A brief look at older texts - from Old English through to Middle English, and even up to Late Modern English - should reveal that spellings have undergone significant changes over time. Some are due to fairly simple typographical conventions of the time - how will smilies like this appear to readers in 20, 50 or 100 years? ;-) - while others seem to change for other reasons, such as particular foreign influences. How about French/Norman "querunto", American "color" or Jamaican "sekkle"?
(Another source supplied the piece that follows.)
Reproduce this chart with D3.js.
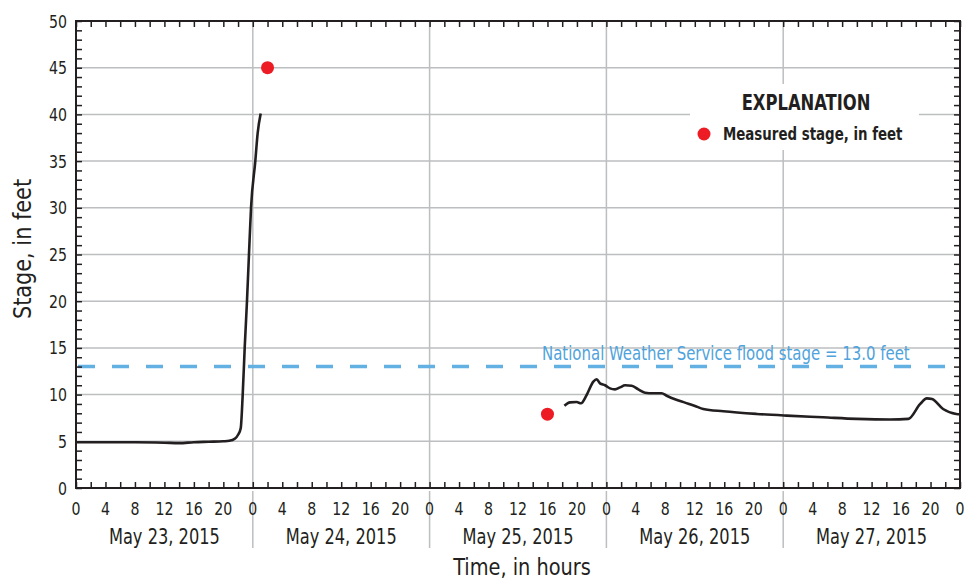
<!DOCTYPE html>
<html>
<head>
<meta charset="utf-8">
<script src="https://cdn.jsdelivr.net/npm/d3@7"></script>
<style>
  html, body { margin: 0; padding: 0; background: #fff; }
  svg { display: block; }
  text { font-family: "DejaVu Sans Condensed", "Liberation Sans Narrow", sans-serif; fill: #231f20; }
</style>
</head>
<body>
<svg id="chart" width="977" height="579"></svg>
<script>
// Hours are counted from 0:00 on May 23, 2015.
const dayLabels = ["May 23, 2015", "May 24, 2015", "May 25, 2015", "May 26, 2015", "May 27, 2015"];
const hourTickLabels = [0, 4, 8, 12, 16, 20];
const stageTicks = [0, 5, 10, 15, 20, 25, 30, 35, 40, 45, 50];

// Continuous gage record, first part (rise to the peak before the gage was lost)
const recordA_hours = [0, 4, 8, 12, 14, 16, 18, 20, 20.8, 21.6, 22.0, 22.36, 22.63, 22.9, 23.21, 23.48, 23.76, 24.34, 24.66, 25.07];
const recordA_stage = [4.9, 4.9, 4.9, 4.85, 4.8, 4.9, 4.95, 5.0, 5.05, 5.3, 5.7, 6.4, 10.0, 15.0, 20.0, 25.0, 30.0, 35.0, 38.0, 40.1];

// Continuous gage record, second part (after the gage came back)
const recordB_hours = [66.3, 67.06, 67.97, 68.55, 69.32, 70.23, 70.68, 71.13, 71.81, 72.49, 73.17, 73.85, 74.53, 75.43, 76.33, 77.24, 78.37, 79.5, 80.18, 81.31, 82.67, 84.03, 85.15, 87.87, 92.4, 96.47, 101.4, 106.0, 110.5, 113.0, 114.6, 115.5, 116.2, 117.7, 119.5, 120];
const recordB_stage = [8.8, 9.17, 9.2, 9.07, 9.96, 11.39, 11.64, 11.2, 11.0, 10.67, 10.56, 10.77, 11.0, 10.95, 10.56, 10.2, 10.14, 10.14, 9.88, 9.5, 9.14, 8.78, 8.46, 8.21, 7.93, 7.75, 7.57, 7.4, 7.33, 7.4, 9.0, 9.6, 9.53, 8.46, 7.93, 7.9];

// Measured stages
const measured_hours = [26, 64];
const measured_stage = [45, 7.9];

const floodStage = 13.0;

const svg = d3.select("#chart");
const plotLeft = 76, plotRight = 960, plotTop = 21, plotBottom = 488;
const x = d3.scaleLinear().domain([0, 120]).range([plotLeft, plotRight]);
const y = d3.scaleLinear().domain([0, 50]).range([plotBottom, plotTop]);

const grid = "#bcbec0", ink = "#231f20";

// Text helper: places a horizontally condensed label
function label(parent, px, py, str, o = {}) {
  const sx = o.sx ?? 0.88;
  const t = parent.append("text")
    .attr("transform", `translate(${px},${py})${o.rotate ? ` rotate(${o.rotate})` : ""} scale(${sx},1)`)
    .attr("font-size", o.size ?? 18)
    .attr("text-anchor", o.anchor ?? "start")
    .text(str);
  if (o.weight) t.attr("font-weight", o.weight);
  if (o.fill) t.style("fill", o.fill);
  return t;
}

// Gridlines
const g = svg.append("g");
g.selectAll("line.hg").data(stageTicks.filter(d => d > 0 && d < 50)).enter().append("line")
  .attr("x1", plotLeft).attr("x2", plotRight).attr("y1", d => y(d)).attr("y2", d => y(d))
  .attr("stroke", grid).attr("stroke-width", 1.5);
const dayBounds = [24, 48, 72, 96];
g.selectAll("line.vg").data(dayBounds).enter().append("line")
  .attr("x1", d => x(d)).attr("x2", d => x(d)).attr("y1", plotTop).attr("y2", plotBottom)
  .attr("stroke", grid).attr("stroke-width", 1.5);
// Day separators below the axis
g.selectAll("line.sep").data(dayBounds).enter().append("line")
  .attr("x1", d => x(d)).attr("x2", d => x(d)).attr("y1", 491).attr("y2", 548)
  .attr("stroke", grid).attr("stroke-width", 1.5);

// Explanation box (white, covers gridlines)
svg.append("rect").attr("x", 690).attr("y", 84).attr("width", 229).attr("height", 66).attr("fill", "#fff");

// Flood stage line
svg.append("line")
  .attr("x1", plotLeft + 2).attr("x2", plotRight).attr("y1", y(floodStage)).attr("y2", y(floodStage))
  .attr("stroke", "#63b0e3").attr("stroke-width", 3.5).attr("stroke-dasharray", "17 17");
label(svg, 542, 360, "National Weather Service flood stage = 13.0 feet", { size: 19.5, sx: 0.853, fill: "#4fa3dc" });

// Axes: hour ticks every 2 hours on top and bottom, stage ticks every foot on both sides
const hourTicks = d3.range(0, 121, 2);
const stageMinor = d3.range(0, 51, 1);
const axes = svg.append("g").attr("stroke", ink).attr("stroke-width", 1.5);
axes.append("rect").attr("x", plotLeft).attr("y", plotTop).attr("width", plotRight - plotLeft).attr("height", plotBottom - plotTop)
  .attr("fill", "none").attr("stroke-width", 2);
axes.append("g").attr("transform", `translate(0,${plotBottom})`)
  .call(d3.axisTop(x).tickValues(hourTicks).tickSize(6).tickFormat(""))
  .call(s => s.select(".domain").remove());
axes.append("g").attr("transform", `translate(0,${plotTop})`)
  .call(d3.axisBottom(x).tickValues(hourTicks).tickSize(6).tickFormat(""))
  .call(s => s.select(".domain").remove());
axes.append("g").attr("transform", `translate(${plotLeft},0)`)
  .call(d3.axisRight(y).tickValues(stageMinor).tickSize(6).tickFormat(""))
  .call(s => s.select(".domain").remove());
axes.append("g").attr("transform", `translate(${plotRight},0)`)
  .call(d3.axisLeft(y).tickValues(stageMinor).tickSize(6).tickFormat(""))
  .call(s => s.select(".domain").remove());
axes.selectAll(".tick line").attr("stroke", ink).attr("stroke-width", 1.5);

// Stage tick labels
const yl = svg.append("g");
stageTicks.forEach(d => label(yl, 67, y(d) + 6.5, d, { size: 18.5, anchor: "end", sx: 0.85 }));

// Hour tick labels
const xl = svg.append("g");
for (let d = 0; d < 5; d++) hourTickLabels.forEach(h => label(xl, x(d * 24 + h), 515, h, { size: 18.5, anchor: "middle", sx: 0.85 }));
label(xl, x(120), 515, 0, { size: 18.5, anchor: "middle", sx: 0.85 });

// Day labels
dayLabels.forEach((d, i) => label(xl, x(i * 24 + 12), 544, d, { size: 21.5, anchor: "middle", sx: 0.84 }));

// Axis titles
label(svg, 522, 575, "Time, in hours", { size: 23.5, anchor: "middle", sx: 0.915 });
label(svg, 31, 249, "Stage, in feet", { size: 24, anchor: "middle", sx: 0.965, rotate: -90 });

// Gage record lines
const line = d3.line().x(d => x(d[0])).y(d => y(d[1])).curve(d3.curveMonotoneX);
const drawRecord = (hrs, stg) => svg.append("path")
  .datum(hrs.map((h, i) => [h, stg[i]]))
  .attr("d", line).attr("fill", "none").attr("stroke", ink).attr("stroke-width", 2.6)
  .attr("stroke-linejoin", "round");
drawRecord(recordA_hours, recordA_stage);
drawRecord(recordB_hours, recordB_stage);

// Measured stage points
svg.append("g").selectAll("circle").data(measured_hours.map((h, i) => [h, measured_stage[i]])).enter()
  .append("circle").attr("cx", d => x(d[0])).attr("cy", d => y(d[1])).attr("r", 6.5).attr("fill", "#ed1c24");

// Explanation
label(svg, 806, 110, "EXPLANATION", { size: 21, anchor: "middle", weight: "bold", sx: 0.867 });
svg.append("circle").attr("cx", 704).attr("cy", 134).attr("r", 6.5).attr("fill", "#ed1c24");
label(svg, 723, 140, "Measured stage, in feet", { size: 18, weight: "bold", sx: 0.825 });
</script>
</body>
</html>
An article in today's Guardian points the finger at one of the media for spreading changes in orthography: the internet. According to Patrick Barkham, dubious spellings of common expressions and cliches, whose meanings and original forms have become lost in time, are increasingly being disseminated through the internet. Take for example some of these:
"slight of hand" instead of "sleight", "phased by" when it should be "fazed by", "butt naked" instead of the correct "buck naked" and "vocal chords" for "vocal cords."Many of these are quite baffling and rely on words that have either dropped out of usage or have changed meaning over time, but with the increased speed of communication that the internet offers, the "wrong" spellings seem to spread like wildfire.
But as Catherine Soanes, of Oxford Dictionaries goes on to explain in a pleasingly descriptivist way, "We have to accept spelling is not fixed and can change over the years. You only have to look back 100 years, when the word rhyme was spelled rime. But since then we adopted rhyme as the correct spelling because this is more like the Greek word from which it originally came".